Required work: Write out the listing, please, but only from its first line through the line containing "import plotly.graph_objects as go", exactly as given and without pictures.

Data segment:
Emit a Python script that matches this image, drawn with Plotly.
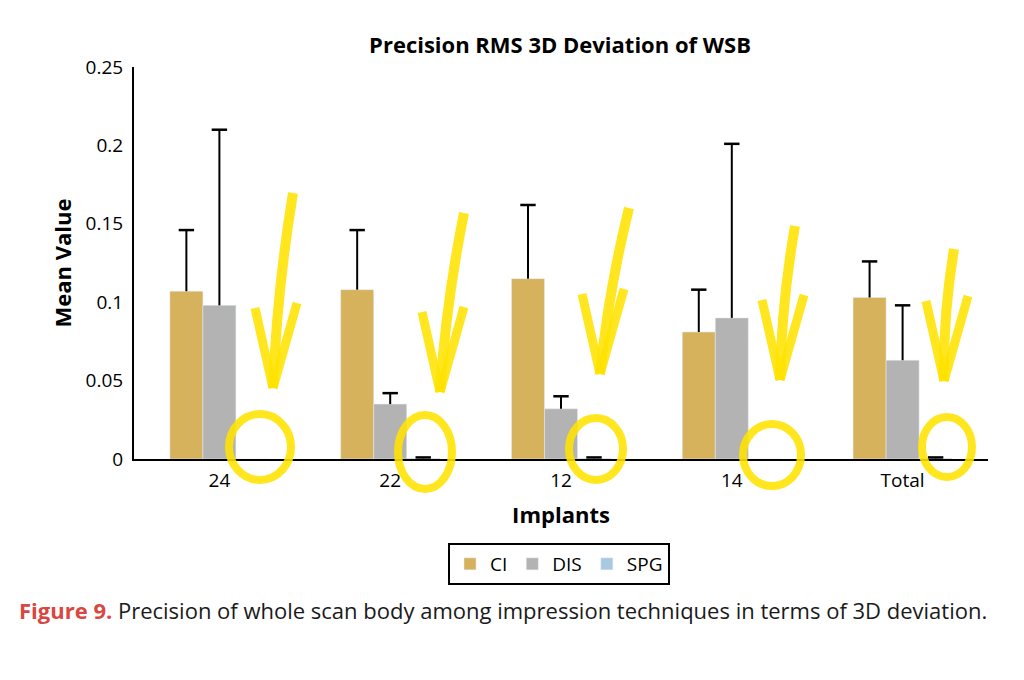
import plotly.graph_objects as go

categories = ["24", "22", "12", "14", "Total"]
ci_mean = [0.107, 0.108, 0.115, 0.081, 0.103]
ci_err = [0.039, 0.038, 0.047, 0.027, 0.023]
dis_mean = [0.098, 0.035, 0.032, 0.090, 0.063]
dis_err = [0.112, 0.007, 0.008, 0.111, 0.035]
spg_mean = [0.0, 0.0004, 0.0004, 0.0, 0.0004]
spg_err = [None, 0.0006, 0.0006, None, 0.0006]
y_ticks = [0, 0.05, 0.1, 0.15, 0.2, 0.25]
y_tick_labels = ["0", "0.05", "0.1", "0.15", "0.2", "0.25"]

# Hand-drawn highlighter marks (pixel positions on the page)
arrow_marks = [  # (top_x, top_y, tip_x, tip_y)
    (293, 193, 273, 388),
    (464, 213, 440, 392),
    (629, 208, 600, 374),
    (795, 226, 780, 380),
    (954, 249, 944, 381),
]
circle_marks = [  # (cx, cy, rx, ry)
    (260, 447, 31, 33),
    (425, 452, 27, 37),
    (596, 449, 27, 31),
    (772, 455, 29, 31),
    (947, 447, 25, 30),
]

OFF = 8  # page body margin
W, H = 1008, 664
PL, PT, PR, PB = 134, 67, 988, 459  # plot area on the page
L, T = PL - OFF, PT - OFF
R, B = W - (PR - OFF), H - (PB - OFF)
PW, PH = PR - PL, PB - PT


def px(x):
    return (x - PL) / PW


def py(y):
    return (PB - y) / PH


FONT = "Open Sans"

series = [
    ("CI", ci_mean, ci_err, "#d6b25c"),
    ("DIS", dis_mean, dis_err, "#b3b3b3"),
    ("SPG", spg_mean, spg_err, "#a9c8e2"),
]

fig = go.Figure()
for name, mean, err, color in series:
    fig.add_trace(go.Bar(
        name=name, x=categories, y=mean, marker_color=color, offsetgroup=name,
        error_y=dict(type="data", symmetric=False, array=err, arrayminus=[0] * len(err),
                     color="black", thickness=2, width=0)))
for name, mean, err, color in series:
    tops = [None if e is None else m + e for m, e in zip(mean, err)]
    fig.add_trace(go.Scatter(
        x=categories, y=tops, mode="markers", offsetgroup=name, showlegend=False,
        hoverinfo="skip",
        marker=dict(symbol="line-ew", size=11, color="black",
                    line=dict(width=2.5, color="black"))))

shapes = []
yellow = "rgba(255,226,0,0.88)"
for (tx, ty, bx, by) in arrow_marks:
    mx, my = (tx + bx) / 2 - 6, (ty + by) / 2
    path = f"M{px(tx)},{py(ty)} Q{px(mx)},{py(my)} {px(bx)},{py(by)}"
    shapes.append(dict(type="path", xref="paper", yref="paper", path=path,
                       line=dict(color=yellow, width=10), layer="above"))
    head_l = f"M{px(bx - 18)},{py(by - 80)} L{px(bx)},{py(by)}"
    head_r = f"M{px(bx + 24)},{py(by - 85)} L{px(bx)},{py(by)}"
    for hp in (head_l, head_r):
        shapes.append(dict(type="path", xref="paper", yref="paper", path=hp,
                           line=dict(color=yellow, width=9), layer="above"))
for (cx, cy, rx, ry) in circle_marks:
    shapes.append(dict(type="circle", xref="paper", yref="paper",
                       x0=px(cx - rx), x1=px(cx + rx), y0=py(cy + ry), y1=py(cy - ry),
                       line=dict(color=yellow, width=8), layer="above"))

fig.update_layout(
    width=W, height=H,
    margin=dict(l=L, r=R, t=T, b=B),
    paper_bgcolor="white", plot_bgcolor="white",
    font=dict(family=FONT, color="black", size=20),
    barmode="group", bargap=0.42, bargroupgap=0,
    scattermode="group", scattergap=0.42,
    title=dict(text="<b>Precision RMS 3D Deviation of WSB</b>", x=(560 - OFF) / W, xanchor="center",
               y=1 - (45 - OFF) / H, yanchor="middle", font=dict(size=22, family=FONT)),
    xaxis=dict(showline=True, linecolor="black", linewidth=2, ticks="",
               tickfont=dict(size=19), showgrid=False, ticklabelstandoff=3,
               title=dict(text="<b>Implants</b>", font=dict(size=22), standoff=16)),
    yaxis=dict(range=[0, 0.25], tickvals=y_ticks, ticktext=y_tick_labels,
               showline=True, linecolor="black", linewidth=2, ticks="",
               showgrid=False, zeroline=False, ticklabelstandoff=5,
               tickfont=dict(size=19),
               title=dict(text="<b>Mean Value</b>", font=dict(size=22), standoff=8)),
    legend=dict(orientation="h", x=px(559), xanchor="center", y=py(543), yanchor="top",
                bordercolor="black", borderwidth=2, font=dict(size=19),
                itemwidth=30, traceorder="normal"),
    shapes=shapes,
    annotations=[dict(
        xref="paper", yref="paper", x=px(17), y=py(610), xanchor="left", yanchor="middle",
        showarrow=False, align="left",
        text="<b><span style='color:#d9473f'>Figure 9.</span></b> Precision of whole scan body among impression techniques in terms of 3D deviation.",
        font=dict(size=22, family=FONT, color="#1a1a1a"))],
)

fig.write_html("out.html")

Response to this task:
Emit a Python script that matches this image, drawn with Plotly.
import plotly.graph_objects as go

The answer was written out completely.